ALLIES LIKE THESE

[col. writ. 10/27/13] © ’13 Mumia Abu-Jamal


With news emerging of widespread US spying on several dozen European leaders and populations, we see the rise of the national –no, international security state.

Spy craft has long been a tool of states, especially between rivals and enemy nations.

But with the release of the Snowden files (snatched and released by former CIA and NSA security analyst, Edward Snowden), we learn that the US considers spying on allies of equal, or even greater importance.

Not since the shady days of ex-president Richard Nixon, who was infamous for his wiretaps of American dissidents (like the Peace Movement, the Black Freedom Movement and the American Indian Rights Movement), have we seen spying on such a vast scale.

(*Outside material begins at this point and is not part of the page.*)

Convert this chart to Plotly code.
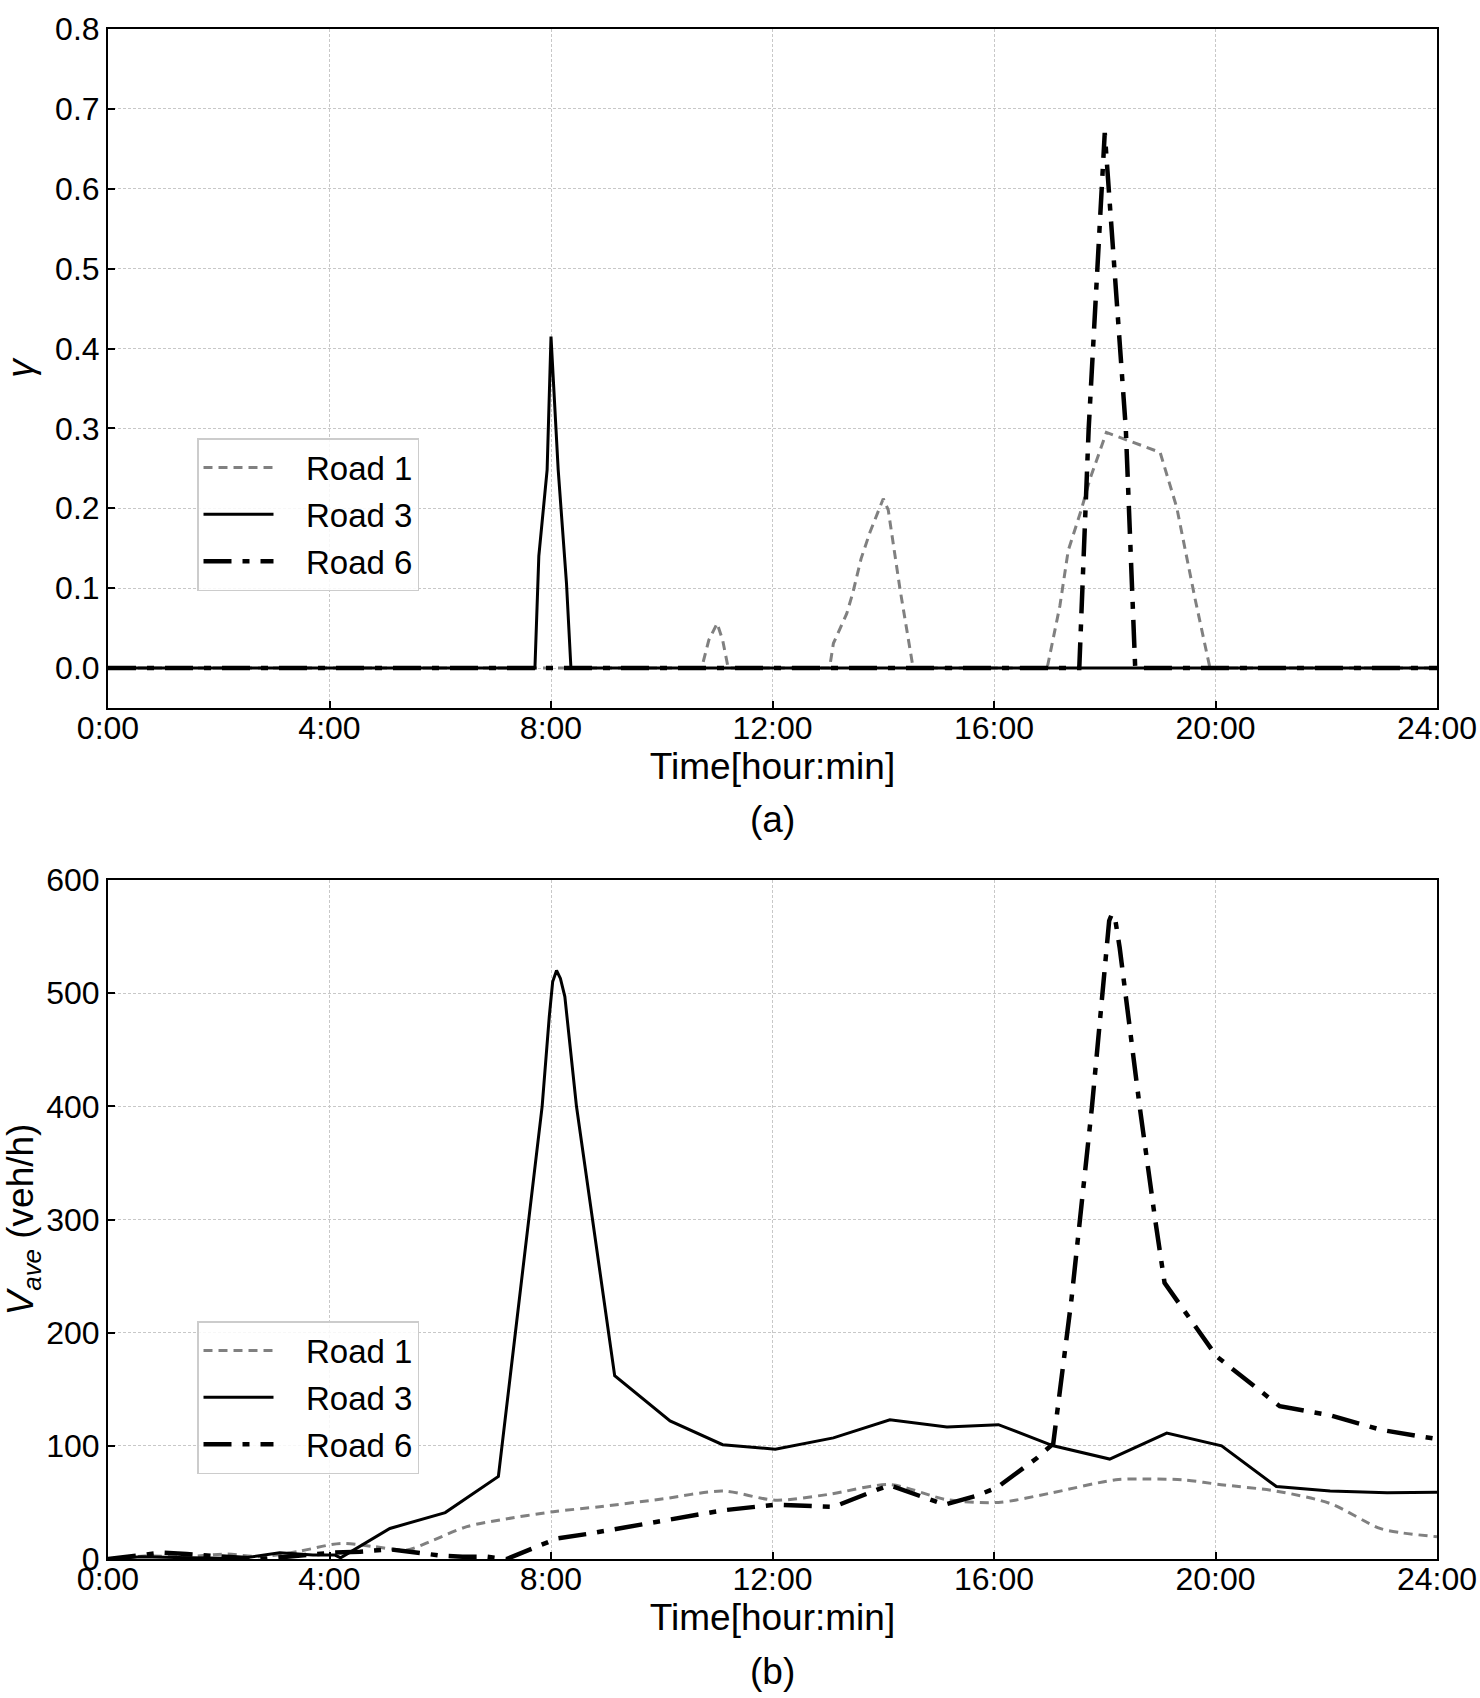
import plotly.graph_objects as go

# ---------------- data: panel (a) gamma ----------------
g_road1_x = [0, 10.72, 10.85, 11.0, 11.1, 11.2, 13.03, 13.1, 13.34, 13.45, 13.6, 13.76, 14.0, 14.09,
             14.3, 14.54, 16.96, 17.19, 17.34, 17.58, 17.73, 18.03, 19.0, 19.3, 19.63, 19.9, 24]
g_road1_y = [0, 0, 0.035, 0.056, 0.035, 0, 0, 0.031, 0.068, 0.094, 0.137, 0.17, 0.212, 0.198,
             0.1, 0, 0, 0.078, 0.147, 0.199, 0.236, 0.295, 0.27, 0.201, 0.087, 0, 0]
g_road3_x = [0, 7.71, 7.78, 7.93, 8.0, 8.13, 8.28, 8.36, 24]
g_road3_y = [0, 0, 0.14, 0.248, 0.415, 0.248, 0.106, 0, 0]
g_road6_x = [0, 17.54, 17.71, 18.0, 18.38, 18.55, 24]
g_road6_y = [0, 0, 0.3, 0.67, 0.3, 0, 0]

# ---------------- data: panel (b) V_ave ----------------
v_road1_x = [0, 0.66, 1.4, 2.15, 2.75, 3.47, 4.2, 4.8, 5.4, 5.88, 6.48, 7.08, 8.04, 8.88, 10.0,
             11.1, 12.05, 13.0, 14.12, 15.15, 16.08, 17.0, 18.2, 18.8, 19.4, 20.1, 21.1, 22.07,
             22.97, 23.38, 24]
v_road1_y = [0, 2.6, 2, 4.4, 2, 7, 13.8, 11, 8, 16.8, 28.6, 34.5, 41.8, 46.2, 53,
             60, 52, 57, 65.7, 52.4, 50, 58, 70, 70.7, 70, 65.7, 60, 49,
             27, 23, 19.7]
v_road3_x = [0, 0.6, 1.5, 2.4, 3.1, 3.7, 4.1, 4.2, 5.09, 6.09, 7.05, 7.6, 7.84, 7.97, 8.03, 8.1,
             8.17, 8.25, 8.33, 8.46, 9.15, 10.15, 11.1, 12.05, 13.1, 14.12, 15.15, 16.08, 17.07,
             18.09, 19.12, 20.11, 21.1, 22.07, 23.1, 24]
v_road3_y = [0, 2, 1, 0.5, 5.5, 3.5, 3.5, 1, 27, 41, 73, 300, 400, 480, 510, 520,
             513, 497, 460, 400, 162, 122, 101, 97, 107, 123, 116.6, 118.7, 100,
             88.3, 111.3, 100, 64, 60, 58.5, 59]
v_road6_x = [0, 0.97, 1.42, 1.9, 2.38, 2.75, 3.23, 4.07, 4.55, 5.09, 5.45, 6.0, 6.4, 6.84, 7.2,
             7.74, 8.1, 8.64, 9.1, 10.1, 11.1, 12.05, 13.1, 13.88, 14.12, 15.11, 15.69, 16.05,
             16.77, 17.07, 17.4, 17.77, 17.95, 18.02, 18.08, 18.13, 18.19, 18.27, 18.37, 18.63,
             18.91, 19.08, 20.02, 21.16, 22.07, 23.0, 24]
v_road6_y = [0, 5.6, 4.4, 2.6, 1, 0, 2, 5.6, 6.5, 8.5, 6.5, 3, 2, 2, 0,
             11, 18, 22, 26, 35, 43, 48, 46, 61, 65, 48, 56, 63,
             89, 102, 230, 400, 500, 540, 564, 570, 565, 540, 500, 400,
             300, 244, 179, 135, 127, 114, 106]

x_tickvals = [0, 4, 8, 12, 16, 20, 24]
x_ticktext = ["0:00", "4:00", "8:00", "12:00", "16:00", "20:00", "24:00"]
names = ["Road 1", "Road 3", "Road 6"]

FONT = "Liberation Sans, Arial, Helvetica, sans-serif"
TICK_SIZE = 32
TITLE_SIZE = 37
LEGEND_SIZE = 33
styles = [
    dict(color="#808080", width=3, dash="9px,6px"),
    dict(color="black", width=3, dash="solid"),
    dict(color="black", width=4.5, dash="28px,11px,7px,11px"),
]
PAD = "\u00a0\u00a0\u00a0"

fig = go.Figure()
top = [(g_road1_x, g_road1_y), (g_road3_x, g_road3_y), (g_road6_x, g_road6_y)]
bot = [(v_road1_x, v_road1_y), (v_road3_x, v_road3_y), (v_road6_x, v_road6_y)]
for i, (xs, ys) in enumerate(top):
    fig.add_trace(go.Scatter(x=xs, y=ys, mode="lines", name=PAD + names[i], line=styles[i],
                             xaxis="x", yaxis="y", legend="legend", legendgroup="a%d" % i))
for i, (xs, ys) in enumerate(bot):
    ln = dict(styles[i])
    if i == 0:
        ln["shape"] = "spline"
        ln["smoothing"] = 0.8
    fig.add_trace(go.Scatter(x=xs, y=ys, mode="lines", name=PAD + names[i], line=ln,
                             xaxis="x2", yaxis="y2", legend="legend2", legendgroup="b%d" % i))

axis_common = dict(
    showline=True, linecolor="black", linewidth=2, mirror=True, automargin=False,
    ticks="inside", ticklen=7, tickwidth=1.5, tickcolor="black",
    showgrid=True, gridcolor="#c8c8c8", gridwidth=1, griddash="3px,2px",
    zeroline=False, tickfont=dict(family=FONT, size=TICK_SIZE, color="black"),
)
title_font = dict(family=FONT, size=TITLE_SIZE, color="black")

H_TOP = 1 - (708 - 29) / 1530
H_BOT = (1559 - 880) / 1530

legend_common = dict(
    xanchor="left", yanchor="top",
    bgcolor="rgba(255,255,255,0.85)", bordercolor="#cccccc", borderwidth=1.5,
    font=dict(family=FONT, size=LEGEND_SIZE, color="black"), tracegroupgap=1,
    itemwidth=70,
)

fig.update_layout(
    width=1480, height=1698,
    margin=dict(l=108, r=43, t=29, b=139),
    paper_bgcolor="white", plot_bgcolor="white",
    font=dict(family=FONT, size=TICK_SIZE, color="black"),
    xaxis=dict(axis_common, domain=[0, 1], anchor="y", range=[0, 24],
               tickvals=x_tickvals, ticktext=x_ticktext, ticklabelstandoff=-9,
               title=dict(text="Time[hour:min]", standoff=7, font=title_font)),
    yaxis=dict(axis_common, domain=[H_TOP, 1], anchor="x", range=[-0.05, 0.8],
               tickvals=[0, 0.1, 0.2, 0.3, 0.4, 0.5, 0.6, 0.7, 0.8], tickformat=".1f",
               title=dict(text="<i>γ</i>", standoff=12, font=title_font)),
    xaxis2=dict(axis_common, domain=[0, 1], anchor="y2", range=[0, 24],
                tickvals=x_tickvals, ticktext=x_ticktext, ticklabelstandoff=-9,
                title=dict(text="Time[hour:min]", standoff=7, font=title_font)),
    yaxis2=dict(axis_common, domain=[0, H_BOT], anchor="x2", range=[0, 600],
                tickvals=[0, 100, 200, 300, 400, 500, 600],
                title=dict(text="<i>V<sub>ave</sub></i> (veh/h)", standoff=6, font=title_font)),
    legend=dict(legend_common, x=(197 - 108) / 1329, y=(1559 - 438) / 1530),
    legend2=dict(legend_common, x=(197 - 108) / 1329, y=(1559 - 1321) / 1530),
    showlegend=True,
)

fig.add_annotation(text="(a)", xref="paper", yref="paper", x=0.5, y=(1559 - 820) / 1530,
                   showarrow=False, font=title_font, xanchor="center", yanchor="middle")
fig.add_annotation(text="(b)", xref="paper", yref="paper", x=0.5, y=(1559 - 1671) / 1530,
                   showarrow=False, font=title_font, xanchor="center", yanchor="middle")

fig.write_html("out.html")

Indeed, the Bush administration, which had Nixonian appetites, especially in their total information awareness campaign, had to reduce the range of their domestic snooping when civil libertarians yelled and screamed.

Fast forward half a dozen years, and total information awareness seems like and understatement.

Under President Barack Obama, national security has been unleashed, to include domestic spying on millions of Americans, and on millions of Europeans in so-called ‘Allied” countries. Leaders of France, Germany, Brazil and Britain have had their personal communications hacked and wirelessly tapped, by American Intelligence.

Are Germany’s Angela Merkel, France’s Francois Holiande, and Brazil’s Dilma Rousseff suspected of conspiring with Al Qaeda? Seriously?

An empire has no allies. It has subordinates. Satraps. Tools. Nothing more.

An empire is subject to no law, other than its own will.

All it knows is expansion. More – of everything.

Boy, that sounds perfectly American to me!